Corporate share structure refers to the classification and organization of shares within a company. It dictates the types, classes, and series of shares a corporation is authorized to issue. Every corporation must have at least one class of shares, and the share structure is established in the company’s articles upon incorporation. Shareholders are individuals or entities that own these shares, thereby holding a stake in the corporation.

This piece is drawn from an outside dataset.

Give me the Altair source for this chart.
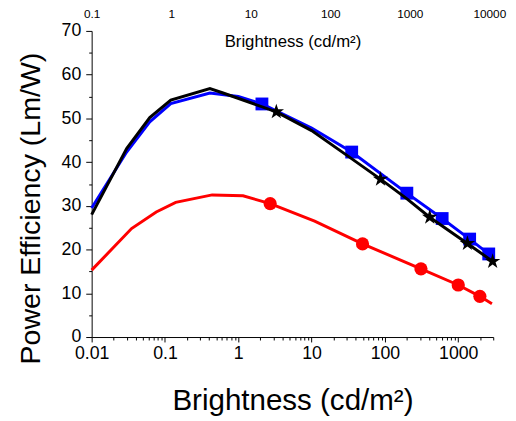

Types of Shares in a Corporation
Corporations issue different types of shares, each with unique rights, privileges, and restrictions. The most common categories of shares include:
1. Common Shares
Common Shares sometimes referred to as ordinary shares, provide equity ownership in the company. They typically come with voting rights, and allow shareholders to participate in corporate decision-making. Holders may receive dividends and have a claim on the company’s assets after all debts have been settled in the event of liquidation. A significant advantage of common shares is their potential for appreciation in value as the company grows.
2. Non-Voting Shares
Non-voting shares grant shareholders an equity stake in the company without the ability to participate in corporate governance. This share type is often issued to investors who seek financial returns but don’t desire involvement in decision-making. Non-voting shares enable companies to raise capital while retaining control over management and strategic direction.
3. Preference Shares
Preference shares provide shareholders with certain advantages over common shareholders, particularly in terms of dividend distribution and priority over assets. These shares typically offer a fixed dividend, which is paid before any dividends are distributed to common shareholders. Preference shares often lack voting rights, though some may grant limited voting privileges. Additionally, they may include features such as convertibility into common shares or the option to be repurchased by the company at a predetermined price.
Share Structure is Important
The share structure of a corporation is a very important component of its governance and financial strategy. It defines the distribution of ownership, control, and financial benefits among shareholders. Choosing the right share structure ensures a balanced approach to ownership, control, and financial incentives, and supports the long-term success of the corporation.